Une ressource limitée
Il faudrait voir notre
capacité d’empathie comme une ressource limitée. D’ailleurs, les recherches
démontrent que les gens qui, dans le cadre de leur emploi, doivent donner
beaucoup de soins et être empathiques le sont moins à la maison.
La
fatigue compassionnelle
Il est bien documenté que
les médecins, infirmières, préposés, travailleurs sociaux, etc. sont
particulièrement susceptibles de souffrir de « fatigue compassionnelle ». On
oublie tout de même que, pour la plupart d’entre nous, certaines relations
nécessitent de l’aide, des soins à l’autre. On oublie que plusieurs emplois
requièrent une attention vive au vécu du client. La fatigue compassionnelle
touche davantage de gens qu’on pense.
Trop
loyal
Autre problème avec
l’excès d’empathie : elle peut rendre trop loyal, nous dit encore Adam Waitz.
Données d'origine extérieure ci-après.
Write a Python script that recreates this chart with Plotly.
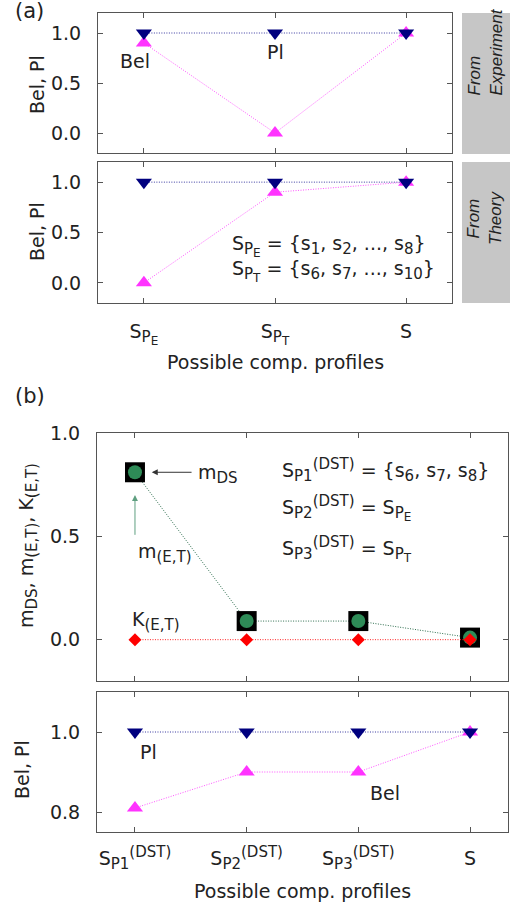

Vous êtes mon ami, vous faites quelque chose d’illégal et de bête ou de
méchant, qui fait souffrir une troisième personne, seulement voilà, comme je
sais que vous souffrez ces temps-ci, j’ai de l’empathie pour vous, je laisse
passer.
La manipulation
Le psychologue Serge
Tisseron, dans Empathie et manipulations, nous rappelle que
l’empathie sert très bien les manipulateurs. Il est facile d’utiliser les
sentiments des autres. Trump, écrit-il, a utilisé l’empathie envers les
travailleurs pour se faire élire. En plus, le fait que l’empathie est à la mode
nous incline à croire qu’on devrait sans cesse la pratiquer.
Des
solutions
Il existe des
comportements qui assurent une empathie équilibrée. On peut garder en tête le
concept d’« empathie mature ». On peut se souvenir que notre empathie est une ressource
limitée. Si un emploi exige toute notre écoute et beaucoup de cœur, on pense à
prendre des pauses. Si notre vie familiale est exigeante, on garde des moments
pour soi, pour son plaisir.
La
compassion
Autre solution : la
compassion. La compassion monte, car elle nous ouvrirait à un amour plus large
pour l’humanité. En aimant les gens en général, on serait moins drainé par une
attention à des individus, ce qui serait moins éprouvant. On peut, bien sûr,
penser à s’inclure dans cet amour large et attentif pour l’humanité entière. La
compassion a plus de recul que l’empathie : on peut donc continuer à aimer sans
pour autant se fatiguer. C’est une question de mots, bien sûr, pensons
simplement à garder la mesure en toute chose et on ne se perdra pas.